Paradoxalement, cette affirmation de non-dualisme absolu demande une méthode de réalisation plutôt dualiste, voire mécanique, le japa, la répétition continue du Nom du Seigneur. Ramsuratkumar se rappelle son initiation par Papa Ramdas, un yogi renommé du Kerala: "A ce moment-là, une force entra dans le corps, l'esprit, l'âme ou n'importe quel nom que vous voulez lui donner, de ce mendiant. Elle commença à contrôler tous les mouvements. Puis ce mendiant est mort. Cette force seule dirige tout maintenant."

Ramdas donna le mantra 'Om Sri Ram Jaya Ram Jaya Jaya Ram' à Ramsuratkumar. "Récite-le jour et nuit" ordonna son guru. D'abord, Ramsuratkumar échoua. Puis un jaillissement soudain d'énergie apporta une transformation totale. La récitation devint facile.

Dans les oeuvres de Ramdas, Ramsuratkumar a été appelé 'le Bihari fou'. A cette époque, Ramsuratkumar se roulait par terre en extase complète. Il voulait rester pour toujours avec son guru, mais Ramdas le renvoya en 1952. "Où vas-tu aller?" demanda Ramdas. "Tiruvannamalai" fut la réponse spontanée.

Ramsuratkumar arriva aux limites sacrées de Tiruvannamalai en 1959. Il avait erré à travers l'Inde entière pendant sept ans. A cette époque, Arunachala était auréolée par la présence d'une lignée ininterrompue de yogis, le dernier étant Ramana Maharshi qui, enseignant essentiellement par le silence, avait montré une nouvelle voie de réalisation de soi par la simple méthode d'enquête : "Qui suis-je ?"

Pendant plus de trente ans, Ramsuratkumar a cheminé dans les rues de Tiruvannamalai, et sa grandeur spirituelle se révéla petit à petit. Puis quelques fidèles lui demandèrent de venir habiter une maison près du grand temple d'Arunachaleshvar. Récemment, au début des années 90, il consentit à contrecoeur à la demande de ses fidèles pour un ashram.

Ce rêve est maintenant réalité. Le Yogi Ramsuratkumar ashram est la dernière attraction de cette ancienne ville de pélerinage. Il renferme un immense auditorium qui peut recevoir plus de 5.000 personnes. Il y a une magnifique salle de méditation circulaire qui fait face à Arunachala. Ramsuratkumar a même prédit que, dans les années à venir, cet ashram serait inondé de pélerins, "comme le Vatican". Bien que récent, l'ashram est bien administré par Justice T.S. Arunachalam, ancien Président de la Haute Cour de Madras. It tient une promesse de supporter le service des sadhaks (chercheurs) pendant de nombreuses années.

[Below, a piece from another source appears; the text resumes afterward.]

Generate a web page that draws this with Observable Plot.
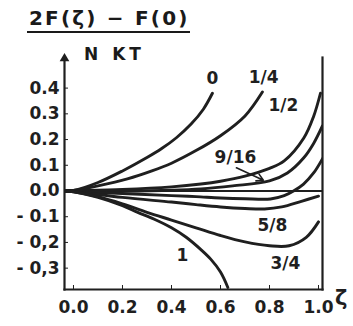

Seuls quelques chanceux sont appelés pour une audience privée avec Ramsuratkumar, qui peut être une rencontre vivifiante et mémorable. Elle commence comme une conversation ordinaire mais se termine en vous emmenant à un niveau de conscience absolument différent. Si vous le rencontrez pour la première fois, Ramsuratkumar pose habituellement des questions générales. Et il termine la rencontre avec: "Mon Père vous bénit." Le nom de la personne est clairement prononcé, comme s'il était enregistré dans le registre secret du Père.

A la différence de beaucoup de guides spirituels ou gurus, comprendre Ramsuratkumar est difficile. Ses actions sont impénétrables. Mais vous expérimentez en sa présence une subtile transformation intérieure. Vous devez réellement expérimenter cette alchimie pour y croire. C'est une forme supérieure d'amour dans laquelle les détritus de l'âme sont emportés et où l'être se retrouve nettoyé. Une fois accroché à la douceur du visri swami, ainsi appelé à cause du visri (éventail) qu'il porte, vous rendrez pendant longtemps de multiples visites à l'endroit.

Alros que mon taxi allait vers Bangalore, je continuais de regarder Arunachala derrière. Peut-être continuera-t-il à me rappeler jusqu'à ce que ma poussière se mélange à sa terre rouge. Peut-être serai-je foulé par de nombreux pélerins sur la voie de l'ultime réalité. La réalité, qui est notre demeure finale.